Paying more to get ‘less

Here at the villa of the Night we like cordless phones with a base unit and extra handsets because when you’ve got two daughters and three floors of living space it’s handy to not be tied to the wall when you talk on the phone. It’s also good exercise for me to run around the house trying to locate what pillow or piece of furniture the handset is under when the phone rings. Cordless phones are convenient, loaded with features and let us roam our home.

Around our house they also have about the same life expectancy as a pan of warm brownies.

Over the years we’ve had many, many cordless phone sets.
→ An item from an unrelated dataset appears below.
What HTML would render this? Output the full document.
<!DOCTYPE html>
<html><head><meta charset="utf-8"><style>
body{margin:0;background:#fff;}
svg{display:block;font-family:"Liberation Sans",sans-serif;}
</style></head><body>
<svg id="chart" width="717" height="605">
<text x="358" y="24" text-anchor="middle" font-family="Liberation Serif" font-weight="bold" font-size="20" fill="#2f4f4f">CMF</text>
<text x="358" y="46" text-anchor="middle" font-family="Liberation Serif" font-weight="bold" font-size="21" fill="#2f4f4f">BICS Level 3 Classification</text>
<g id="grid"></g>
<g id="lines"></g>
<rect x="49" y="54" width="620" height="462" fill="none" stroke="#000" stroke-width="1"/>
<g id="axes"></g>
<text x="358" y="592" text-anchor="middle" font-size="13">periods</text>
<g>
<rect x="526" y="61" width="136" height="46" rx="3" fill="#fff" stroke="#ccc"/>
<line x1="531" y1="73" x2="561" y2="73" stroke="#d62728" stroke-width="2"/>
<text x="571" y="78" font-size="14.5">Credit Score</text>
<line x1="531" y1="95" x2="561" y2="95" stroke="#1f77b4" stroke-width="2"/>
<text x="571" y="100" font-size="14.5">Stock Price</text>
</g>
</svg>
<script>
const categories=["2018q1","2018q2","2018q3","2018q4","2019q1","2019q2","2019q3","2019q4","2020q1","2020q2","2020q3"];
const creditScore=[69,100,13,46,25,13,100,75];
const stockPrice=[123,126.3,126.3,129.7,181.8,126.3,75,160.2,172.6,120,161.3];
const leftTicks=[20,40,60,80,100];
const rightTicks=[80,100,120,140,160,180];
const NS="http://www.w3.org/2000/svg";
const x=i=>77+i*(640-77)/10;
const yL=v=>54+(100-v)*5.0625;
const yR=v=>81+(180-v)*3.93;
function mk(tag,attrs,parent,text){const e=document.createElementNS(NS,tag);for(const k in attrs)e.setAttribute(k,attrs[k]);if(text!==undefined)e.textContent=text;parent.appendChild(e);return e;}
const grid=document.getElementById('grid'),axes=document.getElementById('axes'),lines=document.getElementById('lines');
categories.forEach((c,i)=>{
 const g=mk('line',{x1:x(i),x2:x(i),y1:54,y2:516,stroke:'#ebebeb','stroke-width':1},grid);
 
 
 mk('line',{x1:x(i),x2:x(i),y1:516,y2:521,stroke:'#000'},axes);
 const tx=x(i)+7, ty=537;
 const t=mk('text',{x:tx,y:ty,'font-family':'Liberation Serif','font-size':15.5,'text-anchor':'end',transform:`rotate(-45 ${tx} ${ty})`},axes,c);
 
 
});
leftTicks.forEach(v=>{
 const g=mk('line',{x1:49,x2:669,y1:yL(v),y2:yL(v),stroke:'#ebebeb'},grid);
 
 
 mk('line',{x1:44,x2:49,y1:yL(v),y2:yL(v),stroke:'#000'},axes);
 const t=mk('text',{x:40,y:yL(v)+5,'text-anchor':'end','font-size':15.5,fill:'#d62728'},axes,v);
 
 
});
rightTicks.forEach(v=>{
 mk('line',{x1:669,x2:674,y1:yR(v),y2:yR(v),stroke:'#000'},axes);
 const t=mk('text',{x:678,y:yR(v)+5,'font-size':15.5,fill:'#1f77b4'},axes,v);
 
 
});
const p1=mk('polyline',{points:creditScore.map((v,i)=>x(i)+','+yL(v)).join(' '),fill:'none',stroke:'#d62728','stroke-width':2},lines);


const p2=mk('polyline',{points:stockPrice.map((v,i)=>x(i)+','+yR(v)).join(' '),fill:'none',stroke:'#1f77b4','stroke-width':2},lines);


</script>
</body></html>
Some were made by big brand name companies, others made by company names that appear to have been written by a dyslexic Korean. Regardless of name, each one seems to last only about 12 to 18 months. This was a great source of annoyance to me for awhile and then I actually started to pay attention to the kid working the cash register at Best Buy when he tried to sell me the “extended product replacement contract.” The standard deal is for that magic $9.99 number you can get whatever you purchased replaced free if it stops working in the next two years. (Note: very few things are fixable anymore, at least where electronics are concerned. It’s usually more cost effective to throw something away and replace it than to repair it).
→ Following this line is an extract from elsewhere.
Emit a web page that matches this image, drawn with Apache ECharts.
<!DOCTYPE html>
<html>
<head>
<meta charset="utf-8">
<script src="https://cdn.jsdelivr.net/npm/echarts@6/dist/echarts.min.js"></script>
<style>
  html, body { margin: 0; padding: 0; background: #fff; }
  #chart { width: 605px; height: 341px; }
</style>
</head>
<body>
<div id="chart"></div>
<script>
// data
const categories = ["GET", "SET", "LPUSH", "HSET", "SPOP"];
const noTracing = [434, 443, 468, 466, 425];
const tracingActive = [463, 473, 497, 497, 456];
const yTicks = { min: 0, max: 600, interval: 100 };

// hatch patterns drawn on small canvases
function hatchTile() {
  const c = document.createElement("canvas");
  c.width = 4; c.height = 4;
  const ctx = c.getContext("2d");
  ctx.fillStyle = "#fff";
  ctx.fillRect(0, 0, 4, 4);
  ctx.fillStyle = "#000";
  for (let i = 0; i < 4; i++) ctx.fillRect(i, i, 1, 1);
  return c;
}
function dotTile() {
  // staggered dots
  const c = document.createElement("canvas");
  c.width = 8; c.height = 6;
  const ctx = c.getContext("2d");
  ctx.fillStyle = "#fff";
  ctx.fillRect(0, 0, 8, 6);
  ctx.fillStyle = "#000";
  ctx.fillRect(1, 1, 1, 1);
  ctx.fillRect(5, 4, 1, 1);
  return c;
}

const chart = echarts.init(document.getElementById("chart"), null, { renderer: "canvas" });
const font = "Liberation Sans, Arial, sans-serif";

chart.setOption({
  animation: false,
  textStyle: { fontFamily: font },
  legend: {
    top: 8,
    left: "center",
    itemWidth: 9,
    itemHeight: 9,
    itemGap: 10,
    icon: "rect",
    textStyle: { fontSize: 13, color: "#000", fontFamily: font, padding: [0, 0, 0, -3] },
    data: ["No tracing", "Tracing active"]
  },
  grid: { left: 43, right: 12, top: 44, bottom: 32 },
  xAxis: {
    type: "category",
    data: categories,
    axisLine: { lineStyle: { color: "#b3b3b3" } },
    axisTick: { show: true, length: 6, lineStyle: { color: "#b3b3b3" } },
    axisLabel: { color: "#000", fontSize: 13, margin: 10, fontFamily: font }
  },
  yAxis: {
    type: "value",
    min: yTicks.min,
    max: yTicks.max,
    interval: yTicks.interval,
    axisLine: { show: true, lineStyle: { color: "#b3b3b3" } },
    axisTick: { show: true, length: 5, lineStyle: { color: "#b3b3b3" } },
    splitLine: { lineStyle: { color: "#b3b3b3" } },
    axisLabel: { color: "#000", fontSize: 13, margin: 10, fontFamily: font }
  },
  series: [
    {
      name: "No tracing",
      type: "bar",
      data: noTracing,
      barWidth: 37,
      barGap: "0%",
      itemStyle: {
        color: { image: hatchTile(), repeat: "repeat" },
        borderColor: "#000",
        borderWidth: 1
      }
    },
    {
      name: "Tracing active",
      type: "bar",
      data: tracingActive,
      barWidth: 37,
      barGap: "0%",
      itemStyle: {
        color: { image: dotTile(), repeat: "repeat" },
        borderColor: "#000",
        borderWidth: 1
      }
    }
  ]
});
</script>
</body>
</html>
Yeah, my grandfather (“use it up, wear it out, make it do or do without”) would have a fit if he knew this is what things have come to, but that’s progress. For some time now when the kid at the counter goes into his warranty spiel when I’m buying a phone I no longer think to myself, “Blah, blah, blah, whatever and no, thank you.” Now I think “Bwa-ha-ha! You’re mine!” At least the last three cordless phone sets we’ve owned have had this extra protection and the result is that for my original $100 investment and a couple of $9.99 “insurance premiums” I’ve had multiple new phones. So last week when the basement handset started dying regularly halfway through “Hello,” it may have made people calling us think I was swearing but I was really pretty mellow. I gathered up the entire set and headed back to the Return counter at Best Buy.
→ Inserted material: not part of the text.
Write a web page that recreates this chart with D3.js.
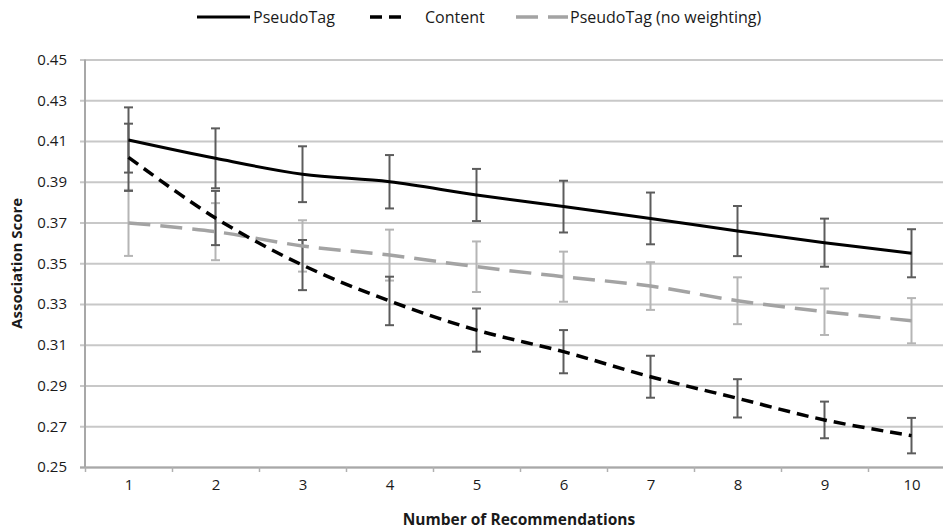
<!DOCTYPE html>
<html>
<head>
<meta charset="utf-8">
<script src="https://cdn.jsdelivr.net/npm/d3@7"></script>
<style>
  html, body { margin: 0; padding: 0; background: #fff; }
  svg { display: block; }
  text { font-family: "Open Sans", sans-serif; fill: #1a1a1a; }
</style>
</head>
<body>
<svg id="chart" width="943" height="529"></svg>
<script>
// Recommendation counts on the x axis
const recommendations = [1, 2, 3, 4, 5, 6, 7, 8, 9, 10];

// Mean association score per series
const pseudoTag      = [0.4105, 0.4015, 0.3937, 0.3900, 0.3835, 0.3778, 0.3720, 0.3658, 0.3601, 0.3549];
const content        = [0.4020, 0.3722, 0.3491, 0.3315, 0.3172, 0.3066, 0.2943, 0.2837, 0.2731, 0.2654];
const pseudoTagNoWt  = [0.3698, 0.3655, 0.3585, 0.3540, 0.3483, 0.3434, 0.3388, 0.3316, 0.3262, 0.3218];

// Error bar half-widths per series
const pseudoTagErr     = [0.0160, 0.0147, 0.0137, 0.0131, 0.0128, 0.0127, 0.0127, 0.0123, 0.0118, 0.0118];
const contentErr       = [0.0165, 0.0133, 0.0123, 0.0119, 0.0106, 0.0106, 0.0103, 0.0094, 0.0090, 0.0087];
const pseudoTagNoWtErr = [0.0162, 0.0140, 0.0126, 0.0125, 0.0124, 0.0123, 0.0117, 0.0115, 0.0114, 0.0111];

// Y axis tick labels
const yTicks = [0.25, 0.27, 0.29, 0.31, 0.33, 0.35, 0.37, 0.39, 0.41, 0.43, 0.45];

const seriesNames = ["PseudoTag", "Content", "PseudoTag (no weighting)"];

const series = [
  { name: seriesNames[0], values: pseudoTag, err: pseudoTagErr,
    color: "#000", width: 3, dash: null, barColor: "#5c5c5c", curve: d3.curveCatmullRom.alpha(0.5) },
  { name: seriesNames[1], values: content, err: contentErr,
    color: "#000", width: 3.5, dash: "12,7", barColor: "#5c5c5c", curve: d3.curveCatmullRom.alpha(0.5) },
  { name: seriesNames[2], values: pseudoTagNoWt, err: pseudoTagNoWtErr,
    color: "#a3a3a3", width: 3.5, dash: "22,10", barColor: "#b5b5b5", curve: d3.curveCatmullRom.alpha(0.5) }
];

const svg = d3.select("#chart");
const plot = { left: 85, right: 955, top: 59.5, bottom: 467 };

const x = d3.scaleLinear().domain([0.5, 10.5]).range([plot.left, plot.right]);
const y = d3.scaleLinear().domain([0.25, 0.45]).range([plot.bottom, plot.top]);

// Horizontal gridlines (extending 5px left of the axis as tick marks)
const grid = svg.append("g")
  .attr("transform", `translate(${plot.left - 5},0)`)
  .call(d3.axisLeft(y).tickValues(yTicks).tickSize(-(plot.right - plot.left + 5)).tickFormat(""));
grid.select(".domain").remove();
grid.selectAll(".tick line").attr("stroke", "#c8c8c8").attr("stroke-width", 2);

// Y axis labels
const yAxis = svg.append("g")
  .attr("transform", `translate(${plot.left},0)`)
  .call(d3.axisLeft(y).tickValues(yTicks).tickSize(0).tickPadding(18).tickFormat(d3.format(".2f")));
yAxis.select(".domain").remove();
yAxis.selectAll("text").style("font-size", "15px").style("font-family", "'Open Sans', sans-serif").attr("fill", "#1a1a1a");

// Vertical axis line
svg.append("line")
  .attr("x1", plot.left).attr("x2", plot.left)
  .attr("y1", y(0.45)).attr("y2", plot.bottom + 1)
  .attr("stroke", "#a8a8a8").attr("stroke-width", 2);

// X axis: boundary ticks between categories
const xTicks = svg.append("g")
  .attr("transform", `translate(0,${plot.bottom})`)
  .call(d3.axisBottom(x).tickValues(d3.range(0.5, 11, 1)).tickSize(5).tickFormat(""));
xTicks.select(".domain").attr("stroke", "#a8a8a8").attr("stroke-width", 2)
  .attr("d", `M${plot.left - 5},0.5H${plot.right}`);
xTicks.selectAll(".tick line").attr("stroke", "#b0b0b0").attr("stroke-width", 1.5);

// X axis category labels
const xAxis = svg.append("g")
  .attr("transform", `translate(0,${plot.bottom})`)
  .call(d3.axisBottom(x).tickValues(recommendations).tickSize(0).tickPadding(12).tickFormat(d3.format("d")));
xAxis.select(".domain").remove();
xAxis.selectAll("text").style("font-size", "15px").style("font-family", "'Open Sans', sans-serif").attr("fill", "#1a1a1a");

// Axis titles
svg.append("text")
  .attr("x", 519).attr("y", 525)
  .attr("text-anchor", "middle")
  .style("font-size", "15.5px").style("font-weight", "bold")
  .text("Number of Recommendations");

svg.append("text")
  .attr("transform", `translate(22,${(plot.top + plot.bottom) / 2}) rotate(-90)`)
  .attr("text-anchor", "middle")
  .style("font-size", "15px").style("font-weight", "bold")
  .text("Association Score");

// Error bars
const barOrder = [series[2], series[0], series[1]];
barOrder.forEach(s => {
  const g = svg.append("g").attr("stroke", s.barColor).attr("stroke-width", 2).attr("fill", "none");
  recommendations.forEach((r, i) => {
    const cx = x(r), top = y(s.values[i] + s.err[i]), bot = y(s.values[i] - s.err[i]);
    g.append("line").attr("x1", cx).attr("x2", cx).attr("y1", top).attr("y2", bot);
    g.append("line").attr("x1", cx - 4.5).attr("x2", cx + 4.5).attr("y1", top).attr("y2", top);
    g.append("line").attr("x1", cx - 4.5).attr("x2", cx + 4.5).attr("y1", bot).attr("y2", bot);
  });
});

// Series lines
const lineOrder = [series[2], series[1], series[0]];
lineOrder.forEach(s => {
  const line = d3.line().x((d, i) => x(recommendations[i])).y(d => y(d)).curve(s.curve);
  svg.append("path")
    .datum(s.values)
    .attr("d", line)
    .attr("fill", "none")
    .attr("stroke", s.color)
    .attr("stroke-width", s.width)
    .attr("stroke-dasharray", s.dash);
});

// Legend
const legendItems = [
  { s: series[0], x0: 197, x1: 250, tx: 253 },
  { s: series[1], x0: 370, x1: 408, tx: 425 },
  { s: series[2], x0: 516, x1: 568, tx: 570 }
];
legendItems.forEach(item => {
  svg.append("line")
    .attr("x1", item.x0).attr("x2", item.x1).attr("y1", 17).attr("y2", 17)
    .attr("stroke", item.s.color).attr("stroke-width", item.s.width)
    .attr("stroke-dasharray", item.s.dash);
  svg.append("text")
    .attr("x", item.tx).attr("y", 23)
    .style("font-size", "16px")
    .text(item.s.name);
});
</script>
</body>
</html>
I did not realize at the time that this happened to be a particularly hardy telephone; it had outlived the replacement agreement by 36 days. While such an achievement might otherwise have caused me to organize a celebratory parade and to buy stock in the maker’s company, I instead felt betrayed. Oh well, I can afford another phone and just chalk this up to being one of those times where life gets the last laugh, except that I also had another phone mission in mind with this particular trip to the Big Blue Box.

My wife and I have had cell phones for the last 8 or 9 years with one of the big wireless network providers. The original contract was cheap, cheap, cheap and we’ve done pretty well by renewing it whenever we needed new phones and the provider had an enticing promotion. The result is that we now pay barely $30 a month for our two lines and a “puny” 300 minutes, which suits our needs fine because I think we’ve exceeded our minutes maybe once in all this time. Our current phones are now more than four years old however, and mine no longer connects properly with the battery charger. We have to charge the battery in my wife’s phone, switch it my phone and put my battery back into her phone to recharge. Not overly inconvenient but, you know, why not look at getting a new phone? Especially one of those new camera phones because, as a blogger, I never know when I might run into a situation with great blog fodder such as, say, a car loaded with Wellstone bumper stickers gets booted right before my eyes.

Equipped with the Best Buy gift certificate I received at Christmas, I wandered over to the cell phone counter where several phones supported by my provider were being advertised with little signs saying, “Free” or “Just $25.99” and similar. I knew I’d have to sign a new 2-year contract, go through the rebate hoo-doo and maybe have to pay a little more for the monthly service but I thought it was worth checking it out. The knowledgeable and helpful young man waiting on me helped me find a couple of phones that would fit my admittedly low-demand cell phone lifestyle and then entered my account into his computer.

“Dude,” he said, “how long have you had that phone?”

It turns out that he can’t sell me any of the phones he had unless I upgraded my contract. Ok, again, not unexpected. Smiling dismissively I said, “Yeah, yeah, so what’s the damage? What’s the cheapest monthly family rate to have the network behind me?”

$80.

Have I ever mentioned that I’m Scottish, or even at that, that my wife is the really frugal one in the family?

Of course, for that I’d get an extra 100 minutes a month that I wouldn’t use; at least not as much as I’d use the extra $50 they wanted to charge me. I guess I’m keeping my current cell phone a bit longer as I ponder the lessons of this night’s technological transactions: being cordless doesn’t mean there aren’t strings attached.

2 thoughts on “Paying more to get ‘less

  1. Switch providers…or if you’re concerned about not using those additional 100 minutes, just get both your daughters a phone and it’ll disappear instantaneously.